▶ **GIVEN DATA**:
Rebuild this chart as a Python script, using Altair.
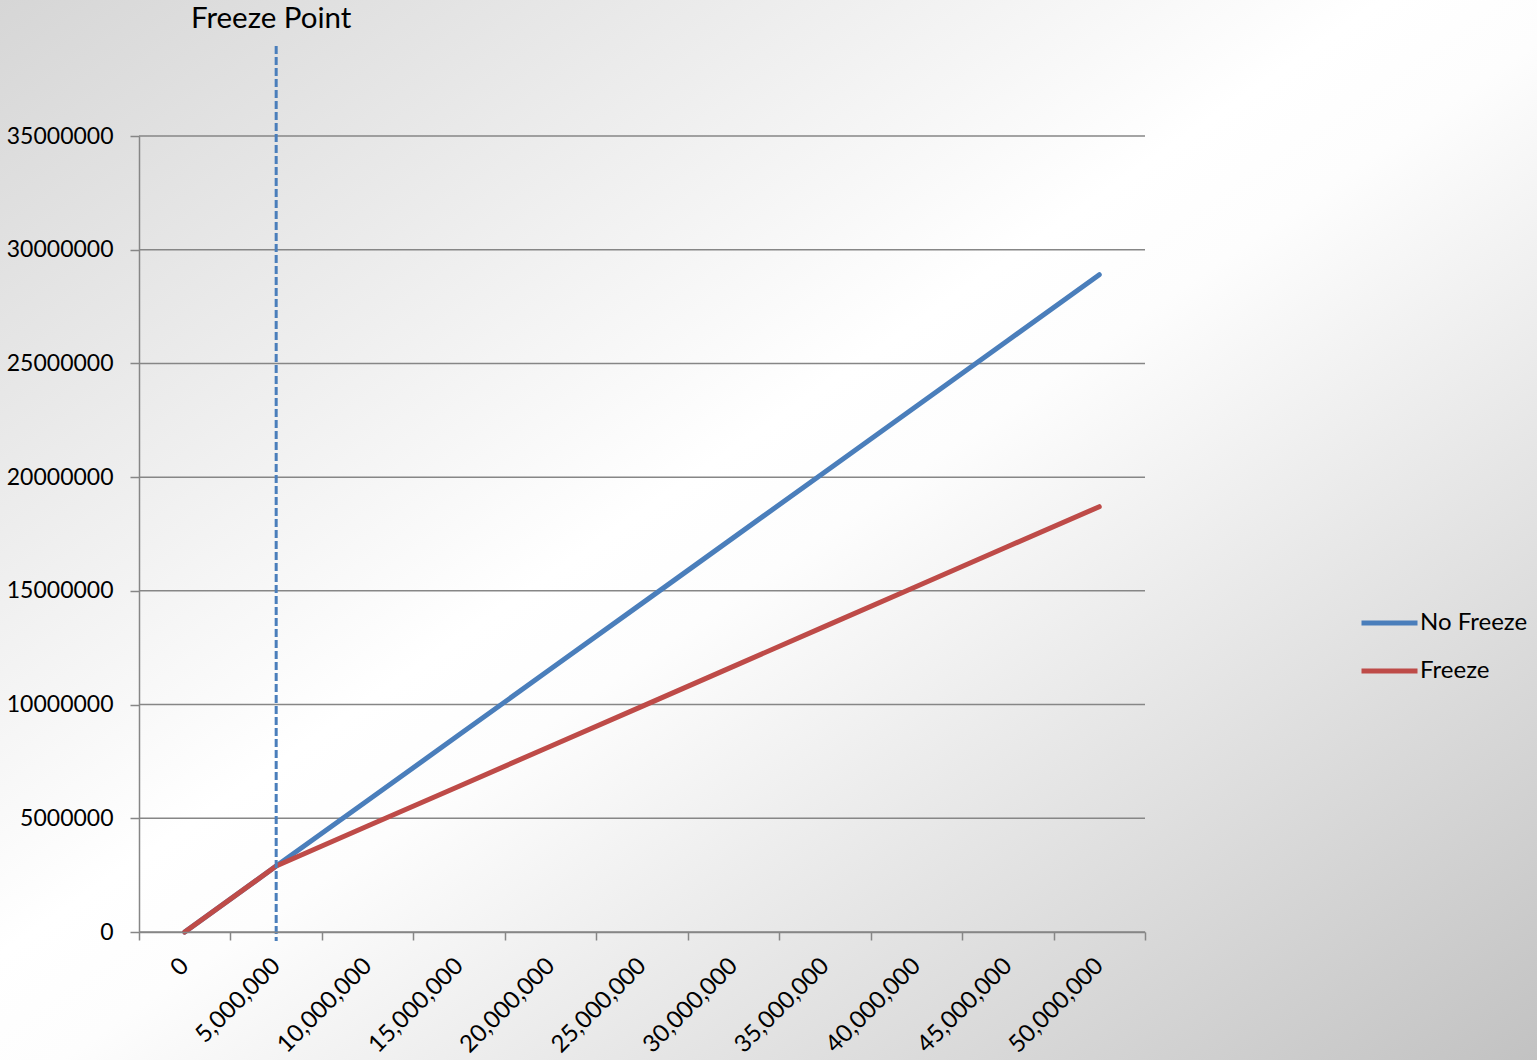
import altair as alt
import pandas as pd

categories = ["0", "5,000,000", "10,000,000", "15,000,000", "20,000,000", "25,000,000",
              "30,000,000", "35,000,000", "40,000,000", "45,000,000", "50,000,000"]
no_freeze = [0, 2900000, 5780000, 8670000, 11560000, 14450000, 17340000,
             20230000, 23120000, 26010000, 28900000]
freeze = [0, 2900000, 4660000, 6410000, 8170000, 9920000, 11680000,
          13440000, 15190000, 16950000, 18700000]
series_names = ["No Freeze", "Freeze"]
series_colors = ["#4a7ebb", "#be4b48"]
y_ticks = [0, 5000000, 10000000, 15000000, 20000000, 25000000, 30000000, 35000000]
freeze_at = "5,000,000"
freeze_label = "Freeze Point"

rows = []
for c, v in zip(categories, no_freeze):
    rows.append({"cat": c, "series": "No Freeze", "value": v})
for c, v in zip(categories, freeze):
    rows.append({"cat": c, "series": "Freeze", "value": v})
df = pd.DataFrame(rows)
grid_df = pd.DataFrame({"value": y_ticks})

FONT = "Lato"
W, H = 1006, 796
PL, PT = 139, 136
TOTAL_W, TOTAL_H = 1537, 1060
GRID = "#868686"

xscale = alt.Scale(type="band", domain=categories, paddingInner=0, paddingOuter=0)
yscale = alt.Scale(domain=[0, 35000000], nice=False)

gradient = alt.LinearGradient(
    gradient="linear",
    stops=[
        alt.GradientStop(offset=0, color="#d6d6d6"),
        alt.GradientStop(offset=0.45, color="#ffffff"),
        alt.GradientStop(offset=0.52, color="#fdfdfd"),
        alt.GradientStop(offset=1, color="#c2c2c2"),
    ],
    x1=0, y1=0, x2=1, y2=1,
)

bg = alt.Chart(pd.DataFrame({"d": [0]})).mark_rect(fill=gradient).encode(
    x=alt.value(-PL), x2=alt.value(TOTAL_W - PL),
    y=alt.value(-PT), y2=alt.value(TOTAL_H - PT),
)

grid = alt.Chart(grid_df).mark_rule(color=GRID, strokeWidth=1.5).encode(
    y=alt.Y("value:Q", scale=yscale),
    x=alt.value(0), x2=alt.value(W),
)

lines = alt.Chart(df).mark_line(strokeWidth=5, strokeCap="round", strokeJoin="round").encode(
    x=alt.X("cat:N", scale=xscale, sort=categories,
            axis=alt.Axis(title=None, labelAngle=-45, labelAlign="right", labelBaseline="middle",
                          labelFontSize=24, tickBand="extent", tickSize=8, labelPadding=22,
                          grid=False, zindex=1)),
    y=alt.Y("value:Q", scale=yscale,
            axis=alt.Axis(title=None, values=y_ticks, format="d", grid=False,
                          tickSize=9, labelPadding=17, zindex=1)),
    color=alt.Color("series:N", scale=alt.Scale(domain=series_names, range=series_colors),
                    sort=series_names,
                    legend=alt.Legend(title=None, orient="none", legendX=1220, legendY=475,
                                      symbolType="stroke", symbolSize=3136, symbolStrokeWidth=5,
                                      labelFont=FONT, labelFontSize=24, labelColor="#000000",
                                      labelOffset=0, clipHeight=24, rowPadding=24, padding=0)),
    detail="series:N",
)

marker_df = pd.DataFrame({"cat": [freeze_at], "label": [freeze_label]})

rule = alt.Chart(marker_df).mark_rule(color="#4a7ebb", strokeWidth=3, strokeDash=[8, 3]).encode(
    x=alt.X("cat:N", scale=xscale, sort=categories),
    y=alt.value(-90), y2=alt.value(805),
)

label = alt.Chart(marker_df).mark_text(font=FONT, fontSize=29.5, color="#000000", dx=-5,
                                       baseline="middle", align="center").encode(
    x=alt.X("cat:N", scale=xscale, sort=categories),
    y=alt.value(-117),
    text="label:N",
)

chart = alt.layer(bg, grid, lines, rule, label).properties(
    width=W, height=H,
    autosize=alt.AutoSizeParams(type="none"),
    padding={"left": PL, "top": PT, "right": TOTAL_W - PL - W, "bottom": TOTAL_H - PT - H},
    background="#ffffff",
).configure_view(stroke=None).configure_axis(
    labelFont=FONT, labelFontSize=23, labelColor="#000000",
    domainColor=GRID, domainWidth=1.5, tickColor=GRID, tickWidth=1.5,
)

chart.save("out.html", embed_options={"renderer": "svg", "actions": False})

==

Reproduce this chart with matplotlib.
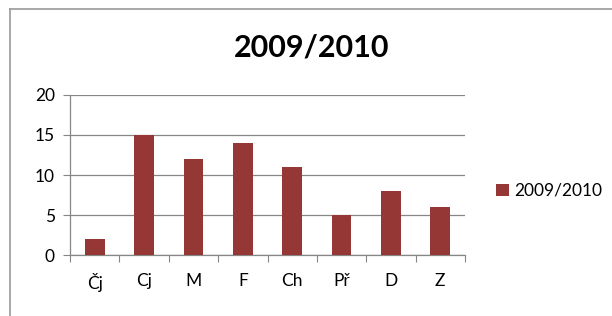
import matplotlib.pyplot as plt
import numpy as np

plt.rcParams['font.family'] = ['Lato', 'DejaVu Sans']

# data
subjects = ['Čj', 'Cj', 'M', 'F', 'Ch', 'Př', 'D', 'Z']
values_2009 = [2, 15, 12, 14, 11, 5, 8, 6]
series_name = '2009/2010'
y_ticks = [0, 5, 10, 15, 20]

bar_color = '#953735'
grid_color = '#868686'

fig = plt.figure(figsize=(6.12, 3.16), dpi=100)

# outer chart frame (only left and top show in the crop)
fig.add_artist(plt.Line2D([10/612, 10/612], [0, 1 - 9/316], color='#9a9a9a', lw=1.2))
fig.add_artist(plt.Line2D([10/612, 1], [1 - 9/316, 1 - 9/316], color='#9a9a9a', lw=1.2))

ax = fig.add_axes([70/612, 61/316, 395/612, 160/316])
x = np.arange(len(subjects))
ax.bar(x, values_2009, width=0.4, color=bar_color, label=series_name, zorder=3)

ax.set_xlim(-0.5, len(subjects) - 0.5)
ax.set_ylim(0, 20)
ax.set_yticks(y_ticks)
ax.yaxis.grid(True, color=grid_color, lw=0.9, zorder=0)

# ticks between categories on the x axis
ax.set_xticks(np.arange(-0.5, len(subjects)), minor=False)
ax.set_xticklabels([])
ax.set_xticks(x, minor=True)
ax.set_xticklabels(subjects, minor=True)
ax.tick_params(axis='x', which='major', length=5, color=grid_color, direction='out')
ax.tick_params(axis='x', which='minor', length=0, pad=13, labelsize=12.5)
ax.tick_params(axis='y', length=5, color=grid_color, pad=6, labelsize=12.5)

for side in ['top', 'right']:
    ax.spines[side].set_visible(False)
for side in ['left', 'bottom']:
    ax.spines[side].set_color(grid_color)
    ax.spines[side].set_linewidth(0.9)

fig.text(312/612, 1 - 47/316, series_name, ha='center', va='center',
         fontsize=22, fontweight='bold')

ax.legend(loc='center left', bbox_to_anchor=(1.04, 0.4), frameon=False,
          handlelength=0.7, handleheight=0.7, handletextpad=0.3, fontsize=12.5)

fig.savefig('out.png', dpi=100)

---

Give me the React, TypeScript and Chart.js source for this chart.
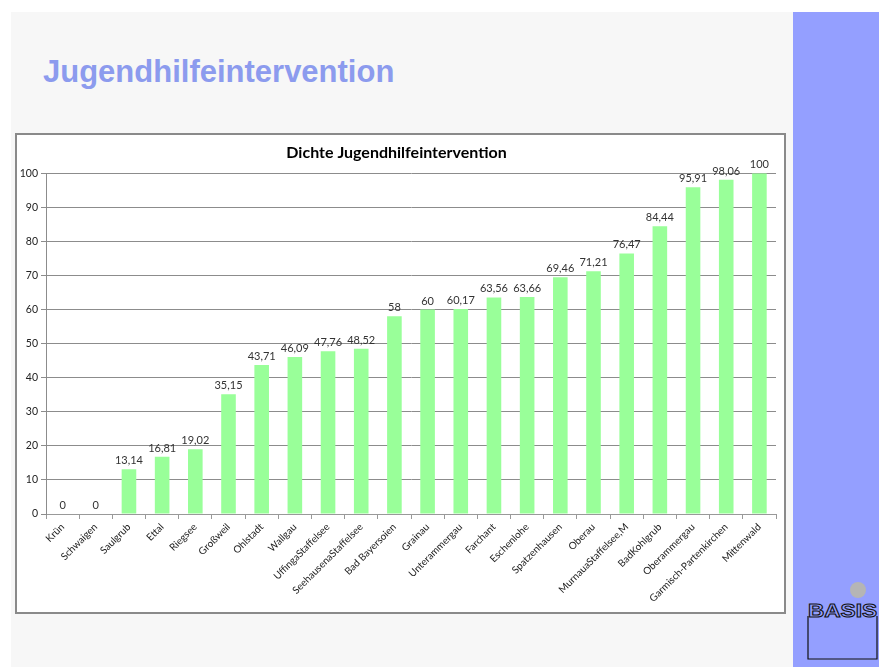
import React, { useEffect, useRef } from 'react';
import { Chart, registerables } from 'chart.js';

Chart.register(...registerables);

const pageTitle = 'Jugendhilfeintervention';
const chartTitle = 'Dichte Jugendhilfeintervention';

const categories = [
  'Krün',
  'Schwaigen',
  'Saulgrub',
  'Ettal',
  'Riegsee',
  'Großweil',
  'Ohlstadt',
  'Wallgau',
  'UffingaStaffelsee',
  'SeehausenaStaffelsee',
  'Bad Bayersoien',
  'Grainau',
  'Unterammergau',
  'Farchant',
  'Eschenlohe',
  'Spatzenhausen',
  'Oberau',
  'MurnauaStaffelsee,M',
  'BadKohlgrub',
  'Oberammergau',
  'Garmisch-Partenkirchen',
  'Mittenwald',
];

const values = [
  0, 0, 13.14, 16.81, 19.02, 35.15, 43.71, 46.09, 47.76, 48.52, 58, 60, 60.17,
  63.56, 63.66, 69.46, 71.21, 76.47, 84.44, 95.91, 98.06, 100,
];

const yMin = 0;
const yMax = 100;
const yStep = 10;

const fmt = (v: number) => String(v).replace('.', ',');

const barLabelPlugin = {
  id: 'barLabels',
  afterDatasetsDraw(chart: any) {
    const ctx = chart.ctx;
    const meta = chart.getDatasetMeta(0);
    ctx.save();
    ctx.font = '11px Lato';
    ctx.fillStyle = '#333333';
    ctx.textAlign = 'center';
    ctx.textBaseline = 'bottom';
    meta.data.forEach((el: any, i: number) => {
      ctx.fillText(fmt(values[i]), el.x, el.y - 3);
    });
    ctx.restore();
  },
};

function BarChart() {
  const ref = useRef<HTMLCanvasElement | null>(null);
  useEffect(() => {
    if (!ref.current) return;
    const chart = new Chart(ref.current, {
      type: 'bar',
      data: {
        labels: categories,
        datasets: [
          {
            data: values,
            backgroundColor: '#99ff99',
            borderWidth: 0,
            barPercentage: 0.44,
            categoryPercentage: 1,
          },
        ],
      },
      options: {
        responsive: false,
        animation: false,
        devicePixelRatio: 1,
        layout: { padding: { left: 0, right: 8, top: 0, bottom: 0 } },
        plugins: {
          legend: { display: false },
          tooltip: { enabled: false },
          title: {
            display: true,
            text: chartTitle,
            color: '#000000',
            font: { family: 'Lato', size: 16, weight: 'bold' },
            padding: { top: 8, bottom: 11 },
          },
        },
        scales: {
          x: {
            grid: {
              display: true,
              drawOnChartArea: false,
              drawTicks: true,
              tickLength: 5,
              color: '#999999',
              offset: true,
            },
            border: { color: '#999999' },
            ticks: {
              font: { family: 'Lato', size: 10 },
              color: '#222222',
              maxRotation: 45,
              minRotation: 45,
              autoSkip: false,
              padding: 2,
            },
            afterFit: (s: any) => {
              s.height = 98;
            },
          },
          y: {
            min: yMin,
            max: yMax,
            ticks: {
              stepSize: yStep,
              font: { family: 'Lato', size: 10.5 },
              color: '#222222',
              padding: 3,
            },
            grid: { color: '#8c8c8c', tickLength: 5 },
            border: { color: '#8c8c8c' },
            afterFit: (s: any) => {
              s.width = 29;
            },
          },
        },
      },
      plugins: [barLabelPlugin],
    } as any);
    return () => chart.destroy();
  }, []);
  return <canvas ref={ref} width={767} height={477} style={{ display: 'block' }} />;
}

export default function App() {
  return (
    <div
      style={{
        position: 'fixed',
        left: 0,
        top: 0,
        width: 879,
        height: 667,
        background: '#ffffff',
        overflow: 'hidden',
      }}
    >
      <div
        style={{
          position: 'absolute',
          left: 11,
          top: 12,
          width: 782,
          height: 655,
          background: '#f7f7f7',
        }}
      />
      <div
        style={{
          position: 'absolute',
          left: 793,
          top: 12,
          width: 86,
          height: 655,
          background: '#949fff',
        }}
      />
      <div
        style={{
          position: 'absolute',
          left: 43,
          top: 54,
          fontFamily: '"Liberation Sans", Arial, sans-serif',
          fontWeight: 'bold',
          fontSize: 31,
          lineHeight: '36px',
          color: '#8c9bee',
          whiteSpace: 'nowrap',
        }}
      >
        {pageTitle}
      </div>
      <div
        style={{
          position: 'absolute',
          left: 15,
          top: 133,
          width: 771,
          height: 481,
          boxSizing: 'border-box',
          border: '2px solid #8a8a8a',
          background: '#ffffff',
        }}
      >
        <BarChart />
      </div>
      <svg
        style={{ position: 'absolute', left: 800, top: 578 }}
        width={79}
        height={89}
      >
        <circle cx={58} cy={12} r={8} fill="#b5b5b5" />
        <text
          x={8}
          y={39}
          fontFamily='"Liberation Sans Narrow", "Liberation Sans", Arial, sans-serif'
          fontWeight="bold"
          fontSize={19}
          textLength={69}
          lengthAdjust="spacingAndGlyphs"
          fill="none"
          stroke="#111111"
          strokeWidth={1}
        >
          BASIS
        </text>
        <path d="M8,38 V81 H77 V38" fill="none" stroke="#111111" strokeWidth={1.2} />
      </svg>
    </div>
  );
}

▶ **THE TASK**: Go back to the lines above and output, exactly as they stand, the ones from the line containing "Rebuild this chart" to the line containing "import pandas as pd". Leave all pictures behind.

▶ **WRITTEN ANSWER**:
Rebuild this chart as a Python script, using Altair.
import altair as alt
import pandas as pd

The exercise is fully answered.